Cherry blossom time, again

WAG Weekly recently ran this item with the wrong date and time, so once more with feeling (and the correct information):

One of the most glorious moments in WAG country is cherry blossom season when the blossoms of any of several trees of the genus Prunus – especially the Japanese cherry (Prunus serrulata), or sakura in Japanese – turn the landscape into an American Impressionist painting, carpeting paths and crusting ponds with their delicate pink and white petals.

Locally, the annual return of the cherry blossom – introduced to the United States by Japan in the early 20th century – is greeted with a festival at Turnure Park in White Plains, home to more than 100 Japanese cherry trees. The festivities, which take place from 11 a.m. to 5 p.m. Sunday, April 29, will spotlight Japanese food and arts, with everything from origami and calligraphy workshops to kimono demonstrations – all under nature’s pink and white canopies.

Other wonderful spots for cherry blossom viewing include the Donald M. Kendall Sculpture Gardens at PepsiCo in Purchase, the New York Botanical Garden in the Bronx, Central Park in Manhattan and the Brooklyn Botanic Garden, where the fleeting, floating beauty of the blossoms makes them all the more precious.

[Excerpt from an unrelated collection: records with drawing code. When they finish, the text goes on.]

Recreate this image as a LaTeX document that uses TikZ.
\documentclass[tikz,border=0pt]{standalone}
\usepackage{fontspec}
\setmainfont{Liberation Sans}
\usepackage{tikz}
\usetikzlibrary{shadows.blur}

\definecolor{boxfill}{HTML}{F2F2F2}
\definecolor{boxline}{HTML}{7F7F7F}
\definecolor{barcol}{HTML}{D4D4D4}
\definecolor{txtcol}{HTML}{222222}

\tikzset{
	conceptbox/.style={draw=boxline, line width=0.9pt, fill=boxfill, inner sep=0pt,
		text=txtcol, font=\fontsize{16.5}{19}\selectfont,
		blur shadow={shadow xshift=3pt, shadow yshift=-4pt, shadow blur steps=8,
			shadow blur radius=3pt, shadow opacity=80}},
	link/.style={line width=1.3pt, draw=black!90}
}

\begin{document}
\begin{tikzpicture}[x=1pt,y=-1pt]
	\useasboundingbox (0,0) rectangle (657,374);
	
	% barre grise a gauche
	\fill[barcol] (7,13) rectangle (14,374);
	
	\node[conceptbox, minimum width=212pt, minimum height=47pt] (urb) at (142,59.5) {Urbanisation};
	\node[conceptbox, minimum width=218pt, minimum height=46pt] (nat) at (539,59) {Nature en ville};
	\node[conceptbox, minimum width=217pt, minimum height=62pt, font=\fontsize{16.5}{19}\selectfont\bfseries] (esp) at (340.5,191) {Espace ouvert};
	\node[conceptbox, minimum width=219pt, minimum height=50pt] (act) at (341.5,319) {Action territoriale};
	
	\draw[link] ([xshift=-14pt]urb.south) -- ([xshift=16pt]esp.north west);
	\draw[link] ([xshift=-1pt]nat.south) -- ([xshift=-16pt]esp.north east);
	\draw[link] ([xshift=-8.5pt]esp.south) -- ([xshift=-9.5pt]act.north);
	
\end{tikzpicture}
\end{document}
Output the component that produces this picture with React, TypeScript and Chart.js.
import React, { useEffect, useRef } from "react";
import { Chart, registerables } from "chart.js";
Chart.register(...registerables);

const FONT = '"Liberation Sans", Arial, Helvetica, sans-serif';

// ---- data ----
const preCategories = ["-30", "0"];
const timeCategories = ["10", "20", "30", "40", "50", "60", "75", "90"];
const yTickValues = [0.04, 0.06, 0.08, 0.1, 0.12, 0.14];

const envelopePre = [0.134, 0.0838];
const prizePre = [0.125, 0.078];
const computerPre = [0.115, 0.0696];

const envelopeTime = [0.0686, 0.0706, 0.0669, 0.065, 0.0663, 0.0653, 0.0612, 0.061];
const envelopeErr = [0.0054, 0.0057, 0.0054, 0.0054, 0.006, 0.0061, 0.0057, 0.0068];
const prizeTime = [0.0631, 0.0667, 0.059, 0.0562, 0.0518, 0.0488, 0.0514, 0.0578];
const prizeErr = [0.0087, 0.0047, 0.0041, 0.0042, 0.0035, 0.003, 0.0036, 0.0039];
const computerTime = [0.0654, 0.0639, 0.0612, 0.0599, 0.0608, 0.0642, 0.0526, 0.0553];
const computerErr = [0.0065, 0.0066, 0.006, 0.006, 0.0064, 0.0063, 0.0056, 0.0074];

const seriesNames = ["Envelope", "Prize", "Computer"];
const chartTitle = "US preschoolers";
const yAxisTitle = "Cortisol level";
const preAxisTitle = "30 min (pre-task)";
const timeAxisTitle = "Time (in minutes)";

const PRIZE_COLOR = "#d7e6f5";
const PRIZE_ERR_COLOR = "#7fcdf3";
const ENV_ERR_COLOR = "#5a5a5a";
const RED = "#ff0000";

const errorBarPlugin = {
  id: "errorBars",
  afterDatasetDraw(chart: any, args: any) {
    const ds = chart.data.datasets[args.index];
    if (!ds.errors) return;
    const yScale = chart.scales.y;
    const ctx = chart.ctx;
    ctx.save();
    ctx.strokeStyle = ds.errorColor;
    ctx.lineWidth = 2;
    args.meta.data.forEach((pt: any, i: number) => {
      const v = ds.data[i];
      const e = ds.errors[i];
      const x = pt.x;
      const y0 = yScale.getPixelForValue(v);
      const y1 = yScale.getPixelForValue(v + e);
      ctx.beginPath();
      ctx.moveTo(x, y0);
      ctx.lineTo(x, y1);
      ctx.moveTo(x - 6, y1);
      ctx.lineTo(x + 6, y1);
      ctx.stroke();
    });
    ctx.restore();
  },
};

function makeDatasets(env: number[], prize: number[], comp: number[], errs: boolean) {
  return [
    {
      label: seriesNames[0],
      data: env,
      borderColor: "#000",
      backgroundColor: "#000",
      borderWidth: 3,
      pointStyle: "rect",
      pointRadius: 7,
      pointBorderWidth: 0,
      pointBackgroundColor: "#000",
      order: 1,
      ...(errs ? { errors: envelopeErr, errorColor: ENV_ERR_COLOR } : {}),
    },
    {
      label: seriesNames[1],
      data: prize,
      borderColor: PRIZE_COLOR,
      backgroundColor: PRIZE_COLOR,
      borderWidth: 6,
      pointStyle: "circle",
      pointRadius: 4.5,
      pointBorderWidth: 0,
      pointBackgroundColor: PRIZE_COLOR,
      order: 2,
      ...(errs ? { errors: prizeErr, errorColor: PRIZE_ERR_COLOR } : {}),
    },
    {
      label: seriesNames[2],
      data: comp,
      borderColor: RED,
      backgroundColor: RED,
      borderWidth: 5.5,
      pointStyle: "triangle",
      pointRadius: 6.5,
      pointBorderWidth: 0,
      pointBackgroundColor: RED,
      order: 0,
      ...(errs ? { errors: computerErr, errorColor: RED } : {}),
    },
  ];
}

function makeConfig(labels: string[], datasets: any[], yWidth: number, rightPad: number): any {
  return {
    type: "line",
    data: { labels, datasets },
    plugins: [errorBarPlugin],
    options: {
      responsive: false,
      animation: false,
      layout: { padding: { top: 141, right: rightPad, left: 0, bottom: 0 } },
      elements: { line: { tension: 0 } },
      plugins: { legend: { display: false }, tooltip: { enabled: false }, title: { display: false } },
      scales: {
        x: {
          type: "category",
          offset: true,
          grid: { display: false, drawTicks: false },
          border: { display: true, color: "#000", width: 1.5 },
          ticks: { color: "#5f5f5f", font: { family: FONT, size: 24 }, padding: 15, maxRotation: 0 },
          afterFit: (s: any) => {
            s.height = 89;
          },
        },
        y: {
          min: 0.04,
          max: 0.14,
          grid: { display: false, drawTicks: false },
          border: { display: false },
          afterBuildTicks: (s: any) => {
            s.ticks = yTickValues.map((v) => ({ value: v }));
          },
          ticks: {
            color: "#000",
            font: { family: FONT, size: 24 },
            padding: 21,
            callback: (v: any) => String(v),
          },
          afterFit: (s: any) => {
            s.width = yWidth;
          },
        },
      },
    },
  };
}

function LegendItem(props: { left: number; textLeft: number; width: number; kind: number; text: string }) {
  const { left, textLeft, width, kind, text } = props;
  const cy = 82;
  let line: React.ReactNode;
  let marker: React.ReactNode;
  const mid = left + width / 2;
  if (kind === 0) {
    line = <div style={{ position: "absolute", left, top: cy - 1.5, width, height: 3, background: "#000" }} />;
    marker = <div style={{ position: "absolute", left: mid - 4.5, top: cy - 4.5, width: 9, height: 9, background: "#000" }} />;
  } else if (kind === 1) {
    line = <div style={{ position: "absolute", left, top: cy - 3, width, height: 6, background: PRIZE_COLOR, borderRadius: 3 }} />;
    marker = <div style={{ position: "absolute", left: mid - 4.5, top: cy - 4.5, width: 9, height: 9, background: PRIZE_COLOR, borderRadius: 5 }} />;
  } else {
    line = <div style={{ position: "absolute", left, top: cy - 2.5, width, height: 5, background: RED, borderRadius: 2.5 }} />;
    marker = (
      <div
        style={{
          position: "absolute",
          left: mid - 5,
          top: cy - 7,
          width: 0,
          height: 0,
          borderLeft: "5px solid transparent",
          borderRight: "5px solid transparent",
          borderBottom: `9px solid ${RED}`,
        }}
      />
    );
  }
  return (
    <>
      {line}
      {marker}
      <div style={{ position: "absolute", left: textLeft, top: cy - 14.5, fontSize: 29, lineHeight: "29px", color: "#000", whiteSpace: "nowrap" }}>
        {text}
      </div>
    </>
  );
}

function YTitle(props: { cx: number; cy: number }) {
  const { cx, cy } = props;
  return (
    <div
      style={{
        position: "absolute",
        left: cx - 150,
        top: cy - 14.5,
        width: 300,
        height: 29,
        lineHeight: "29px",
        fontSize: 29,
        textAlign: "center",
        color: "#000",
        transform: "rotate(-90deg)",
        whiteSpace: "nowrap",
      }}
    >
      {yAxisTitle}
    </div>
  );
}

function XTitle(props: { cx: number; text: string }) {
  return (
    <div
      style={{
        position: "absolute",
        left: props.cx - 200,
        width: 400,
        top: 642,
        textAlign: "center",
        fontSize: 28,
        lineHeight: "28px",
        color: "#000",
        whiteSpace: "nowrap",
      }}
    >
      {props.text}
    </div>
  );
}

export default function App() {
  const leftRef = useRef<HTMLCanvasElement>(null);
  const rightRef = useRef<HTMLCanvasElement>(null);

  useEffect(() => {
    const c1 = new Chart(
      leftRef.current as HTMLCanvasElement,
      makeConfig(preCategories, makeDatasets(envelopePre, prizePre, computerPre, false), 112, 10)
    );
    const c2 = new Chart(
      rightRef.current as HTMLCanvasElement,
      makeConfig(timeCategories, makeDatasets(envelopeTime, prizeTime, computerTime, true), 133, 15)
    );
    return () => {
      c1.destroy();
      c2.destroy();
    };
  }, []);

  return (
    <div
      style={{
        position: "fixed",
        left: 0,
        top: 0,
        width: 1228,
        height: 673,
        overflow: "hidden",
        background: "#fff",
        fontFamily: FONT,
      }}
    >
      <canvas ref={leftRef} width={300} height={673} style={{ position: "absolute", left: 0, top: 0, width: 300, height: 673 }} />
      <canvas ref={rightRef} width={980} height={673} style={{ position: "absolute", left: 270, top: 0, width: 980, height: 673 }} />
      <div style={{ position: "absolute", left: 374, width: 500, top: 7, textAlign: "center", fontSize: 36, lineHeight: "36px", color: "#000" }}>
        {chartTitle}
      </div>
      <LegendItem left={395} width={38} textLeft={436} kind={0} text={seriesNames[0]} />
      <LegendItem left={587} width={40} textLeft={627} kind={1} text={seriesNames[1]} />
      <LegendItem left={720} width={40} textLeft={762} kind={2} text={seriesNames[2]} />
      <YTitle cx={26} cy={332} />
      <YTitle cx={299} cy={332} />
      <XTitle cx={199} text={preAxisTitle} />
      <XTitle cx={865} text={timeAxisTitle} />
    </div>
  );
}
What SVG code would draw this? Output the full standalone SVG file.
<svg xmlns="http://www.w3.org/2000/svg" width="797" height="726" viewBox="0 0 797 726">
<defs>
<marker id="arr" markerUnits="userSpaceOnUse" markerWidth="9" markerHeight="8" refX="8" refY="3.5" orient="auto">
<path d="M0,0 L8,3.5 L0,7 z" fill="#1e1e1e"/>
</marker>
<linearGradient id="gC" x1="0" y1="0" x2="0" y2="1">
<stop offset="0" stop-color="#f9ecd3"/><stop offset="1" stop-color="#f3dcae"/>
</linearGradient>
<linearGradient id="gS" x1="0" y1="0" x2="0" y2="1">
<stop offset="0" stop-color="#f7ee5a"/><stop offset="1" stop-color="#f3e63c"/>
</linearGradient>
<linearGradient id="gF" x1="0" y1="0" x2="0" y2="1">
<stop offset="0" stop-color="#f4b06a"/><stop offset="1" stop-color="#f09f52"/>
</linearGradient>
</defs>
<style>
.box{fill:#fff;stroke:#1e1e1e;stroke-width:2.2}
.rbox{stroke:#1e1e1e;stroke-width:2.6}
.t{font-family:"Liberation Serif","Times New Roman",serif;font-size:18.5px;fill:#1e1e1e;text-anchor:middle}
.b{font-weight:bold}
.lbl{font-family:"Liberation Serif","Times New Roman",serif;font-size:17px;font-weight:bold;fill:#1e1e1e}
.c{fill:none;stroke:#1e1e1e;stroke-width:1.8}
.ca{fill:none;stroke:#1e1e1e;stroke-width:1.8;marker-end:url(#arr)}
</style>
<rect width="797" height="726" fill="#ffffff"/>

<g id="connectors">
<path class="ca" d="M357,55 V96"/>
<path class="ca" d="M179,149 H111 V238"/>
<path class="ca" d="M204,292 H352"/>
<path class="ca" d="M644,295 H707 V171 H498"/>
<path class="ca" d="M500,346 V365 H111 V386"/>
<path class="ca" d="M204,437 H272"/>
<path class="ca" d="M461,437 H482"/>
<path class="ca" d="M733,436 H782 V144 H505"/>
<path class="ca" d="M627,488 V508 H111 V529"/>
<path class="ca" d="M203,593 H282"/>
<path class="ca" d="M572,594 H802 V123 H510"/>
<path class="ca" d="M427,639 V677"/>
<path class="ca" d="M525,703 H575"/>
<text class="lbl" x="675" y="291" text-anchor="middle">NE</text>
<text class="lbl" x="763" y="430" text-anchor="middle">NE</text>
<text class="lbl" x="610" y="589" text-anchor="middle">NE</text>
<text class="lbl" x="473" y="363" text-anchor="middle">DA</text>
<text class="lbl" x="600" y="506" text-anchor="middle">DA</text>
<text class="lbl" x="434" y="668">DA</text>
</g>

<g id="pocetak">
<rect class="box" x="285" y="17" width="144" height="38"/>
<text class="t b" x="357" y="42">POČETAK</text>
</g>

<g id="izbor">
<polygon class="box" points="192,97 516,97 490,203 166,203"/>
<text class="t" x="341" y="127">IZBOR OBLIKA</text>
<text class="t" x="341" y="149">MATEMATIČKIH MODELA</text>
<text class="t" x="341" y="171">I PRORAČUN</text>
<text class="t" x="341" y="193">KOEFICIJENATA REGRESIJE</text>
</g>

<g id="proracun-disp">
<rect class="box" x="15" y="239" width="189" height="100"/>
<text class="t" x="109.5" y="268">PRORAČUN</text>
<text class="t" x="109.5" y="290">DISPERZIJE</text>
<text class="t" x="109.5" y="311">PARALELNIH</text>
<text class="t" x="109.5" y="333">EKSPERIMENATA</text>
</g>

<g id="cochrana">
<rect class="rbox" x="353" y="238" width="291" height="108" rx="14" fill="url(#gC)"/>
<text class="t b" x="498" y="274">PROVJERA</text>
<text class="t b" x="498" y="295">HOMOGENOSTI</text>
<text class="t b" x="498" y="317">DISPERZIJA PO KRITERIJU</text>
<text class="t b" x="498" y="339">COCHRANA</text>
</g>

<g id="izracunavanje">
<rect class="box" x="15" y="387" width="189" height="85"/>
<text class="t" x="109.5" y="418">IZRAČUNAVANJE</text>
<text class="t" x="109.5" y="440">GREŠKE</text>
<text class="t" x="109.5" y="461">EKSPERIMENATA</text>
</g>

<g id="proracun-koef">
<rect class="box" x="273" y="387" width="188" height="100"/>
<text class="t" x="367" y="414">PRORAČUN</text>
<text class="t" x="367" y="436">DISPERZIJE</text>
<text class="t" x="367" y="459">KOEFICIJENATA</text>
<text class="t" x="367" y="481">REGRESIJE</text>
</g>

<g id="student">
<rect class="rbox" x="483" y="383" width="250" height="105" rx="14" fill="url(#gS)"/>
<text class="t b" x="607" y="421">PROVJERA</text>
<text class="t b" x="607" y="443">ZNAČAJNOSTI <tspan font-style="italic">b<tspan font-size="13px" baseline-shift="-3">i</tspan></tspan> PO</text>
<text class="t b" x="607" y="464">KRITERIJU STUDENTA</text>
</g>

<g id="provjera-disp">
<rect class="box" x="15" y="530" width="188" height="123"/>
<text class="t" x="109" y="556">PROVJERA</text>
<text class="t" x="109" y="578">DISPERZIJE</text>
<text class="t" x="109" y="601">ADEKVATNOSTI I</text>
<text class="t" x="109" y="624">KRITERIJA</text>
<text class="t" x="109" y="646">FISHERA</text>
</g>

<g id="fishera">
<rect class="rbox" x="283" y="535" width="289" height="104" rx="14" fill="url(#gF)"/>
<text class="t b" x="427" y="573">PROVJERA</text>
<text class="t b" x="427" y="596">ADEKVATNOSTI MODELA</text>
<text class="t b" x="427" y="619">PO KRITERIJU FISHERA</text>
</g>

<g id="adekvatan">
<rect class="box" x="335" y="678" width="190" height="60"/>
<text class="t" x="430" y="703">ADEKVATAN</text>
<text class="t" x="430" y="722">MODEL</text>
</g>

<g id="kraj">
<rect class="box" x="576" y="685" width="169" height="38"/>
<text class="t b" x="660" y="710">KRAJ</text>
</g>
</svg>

Of course, it’s possible to have cherry blossoms even out of season. They “have flayed us” – to borrow from H.D.’s poem “Orchard” – in the pages of “Cherry Blossoms: Photographs by Jake Rajs” (Rizzoli, 2006). And they flay us anew in the works of contemporary South Korean painter Lee Kui Dae, seen recently at Canfin Gallery in Tarrytown – which you’ll encounter in May WAG.